When the boys were growing up, we literally rode my recliner into the ground. The cloth on the arms was worn through. The mechanics of the chair had been sawn through by the constant wear and tear. When we tried to relocate the chair to another room, it disintegrated into a pile of springs, bolts, and thread-bare cloth. That chair had been such a large part of my life, I felt the chair deserved a proper funeral of its own. I felt bad when I finally hauled the chair to the dump.
If you asked me to pick the best moment of my life, I won’t tell you about winning a great prize or when I put some trophy on my shelf. My life has had its successes, but those aren’t the treasures I’ve put in that little room in my soul where only I go. You know the room. All of us have a room in our souls where only we go. It’s the place we keep those things that ultimately matter to us, and it’s the place we go to when we want to figure out if our lives have mattered at all.
These moments aren’t the kind of trophies that would impress you, and honestly, that’s not important to me. Not anymore. I confess it used to be. There was a time in my life when I was aggressive, success driven, goal oriented, and determined to change the world. I wore out everyone around me. I wore out myself, and I certainly didn’t change the world.
I began to understand this lesson one day when I was watching the America’s Cup yacht races, and I saw the racing yachts pick up their speed when they extended skis from their hulls. I was captivated. A boat on skis! Who would have ever thought of such a thing? The announcer explained the skis were extended to decrease the drag of the boat pushing through the water. Water produces friction which slows the boat down.
Friction slows everything down, including our own lives. If we’re going to live as fast at the world wants us to live, we need to decrease friction. We will be pushed to live in a way that frees us from things that would slow us down—like relationships. The world wants you to live fast. Love requires that you slow down.
Here’s what I found out. Love creates friction.
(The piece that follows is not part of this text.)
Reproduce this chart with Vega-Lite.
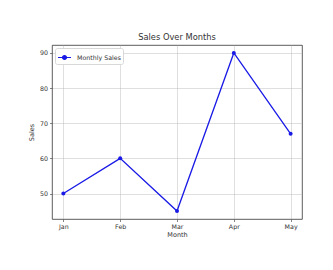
{
  "$schema": "https://vega.github.io/schema/vega-lite/v6.json",
  "width": 250,
  "height": 174,
  "autosize": {"type": "none"},
  "padding": {"left": 52, "top": 45, "right": 31, "bottom": 51},
  "background": "white",
  "title": {"text": "Sales Over Months", "font": "DejaVu Sans", "fontSize": 8.3, "fontWeight": "normal", "color": "#333", "offset": 4},
  "data": {"values": [
    {"Month": "Jan", "Sales": 50},
    {"Month": "Feb", "Sales": 60},
    {"Month": "Mar", "Sales": 45},
    {"Month": "Apr", "Sales": 90},
    {"Month": "May", "Sales": 67}
  ]},
  "encoding": {
    "x": {"field": "Month", "type": "ordinal", "sort": null,
      "scale": {"type": "point", "padding": 0.2},
      "axis": {"title": "Month", "labelAngle": 0, "grid": true}},
    "y": {"field": "Sales", "type": "quantitative",
      "scale": {"domain": [42.75, 92.25], "nice": false, "zero": false},
      "axis": {"title": "Sales", "values": [50, 60, 70, 80, 90], "grid": true}},
    "color": {"datum": "Monthly Sales", "type": "nominal",
      "scale": {"range": ["#1a1ae6"]},
      "legend": {"title": null, "orient": "top-left", "offset": 3,
        "fillColor": "white", "strokeColor": "#d8d8d8", "padding": 2, "cornerRadius": 2,
        "symbolType": "M-1,0H1M-0.3,0A0.3,0.3 0 1,0 0.3,0A0.3,0.3 0 1,0 -0.3,0Z",
        "symbolSize": 170, "symbolStrokeWidth": 1.2, "symbolFillColor": "#1a1ae6", "symbolStrokeColor": "#1a1ae6",
        "labelFont": "DejaVu Sans", "labelFontSize": 6.3, "labelColor": "#333", "labelOffset": 5}}
  },
  "layer": [
    {"mark": {"type": "line", "strokeWidth": 1.3, "color": "#1a1ae6"}},
    {"mark": {"type": "point", "filled": true, "opacity": 1, "size": 16, "shape": "circle", "color": "#1a1ae6"}}
  ],
  "config": {
    "view": {"stroke": "#333", "strokeWidth": 0.8},
    "axis": {
      "domain": false,
      "labelFont": "DejaVu Sans", "labelFontSize": 6.3, "labelColor": "#333", "labelPadding": 2,
      "titleFont": "DejaVu Sans", "titleFontSize": 6.5, "titleFontWeight": "normal", "titleColor": "#333",
      "tickColor": "#333", "tickSize": 2.5, "tickWidth": 0.6,
      "gridColor": "#b0b0b0", "gridWidth": 0.5, "gridOpacity": 0.8
    },
    "axisX": {"titlePadding": 2},
    "axisY": {"titlePadding": 5}
  }
}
Rubbing two lives together creates moments of tension and discomfort. If it’s a best friend relationship, there are going to be moments of hurt feelings and words meant one way are taken another. If it’s a parent/child relationship, there are going to be moments of unspeakable frustration—for both the parent and the child. If it’s a marriage, the friction will be created by everything from who takes out the garbage to failing to understand why certain actions hurt the other.
The temptation will be to pick up speed—to loosen the ties of the relationship and move on faster in life. Friends are relegated to social media. We stay in touch, but we don’t have to actually see them. Children are hurried through childhood into adulthood, whether they are ready or not. Marriages become functional. They work, but they lose their magic and joy.
And you miss the miracles of the small moments. You miss your child’s laughter when they proudly tell you their first joke. “Knock, knock,” she’ll say, and yes, you’ve heard the joke, but you haven’t heard it the way she tells it.
You’ll miss the moment when a friend tells you an embarrassing story just to see if you’re the kind of friend they can trust with a real story—a story of heartbreak and failure they can’t seem to get over.
You’ll miss the moment of hearing your mom or dad tell you they’re proud of you because for some generations words don’t come easily. Their pride is shown in a small smile or slight lift of the head. It’s subtle, but it’s there, and it’s easy to miss if you’re moving too fast.
Did you know a submarine can travel so fast it can’t hear its own sonar? The rushing of the water over the sonar buoys drowns out everything else. And if we’re not careful, we’ll be running so fast we’ll end up in a hurry to someplace we really didn’t want to be.
Worse, we will have to run past all of those moments—those small miracles—the ones that make life worth living in the first place. As Garrison Keillor reminds us, “Some luck lies in not getting what you thought you wanted but getting what you have, which once you have got it you may be smart enough to see is what you would have wanted had you known.”